Rujito Agus Suwignyo, Sriwijaya University (UNSRI) invites farmers to participate in restoring degrading peatland in Perigi, South Sumatra. “There are more than 500 hectares of degraded peatlands in Perigi. In 2016, the government developed around 562,7 ha of degraded peatland to become paddy field. It is shallow or medium depth peat soil. However, the method of development is not very good, such that the site is now overgrown with grass, frequently burned during the dry season, and flooded during rainy season.”

In a research collaboration with CIFOR-ICRAF, UNSRI develops a model for landscape restoration in Indonesia to be applied to species with high economic value. Suwignyo said the reseach “has started using improved seeds for certain species such as Calophyllum inophyllum, and Pongamia pinnata”.
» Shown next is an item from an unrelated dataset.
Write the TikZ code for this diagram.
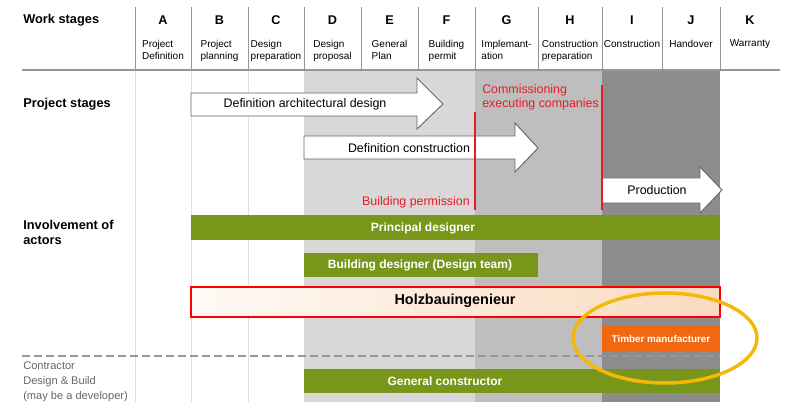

“The use of improved seeds for landscape restoration will have an impact on people’s welfare if this is also followed by implementing a planting pattern that is in accordance with the conditions of the land and the needs of the local community,” he said.

In 2018-2020, UNSRI developed smart agrosilvofishery, improved rice cultivation and introducing other economical rice crops, planting potential tree plants, and cultivation of various local fish species. The method showed positive results since its initiation. “During the long dry season in 2018, the surrounding area was burned by other farmers, but our demo plot area was not burned,” said Suwignyo.

“This year we scale up the area until 2025 +10 ha . We have selected 11 farmers from 40 farmers. Climate-Smart-Agrosilvofishery (CSA) based peatland restoration. We started with combination of forest tree plants, fruit tree plants and crop plants and fish in every farmer’s land,” he said.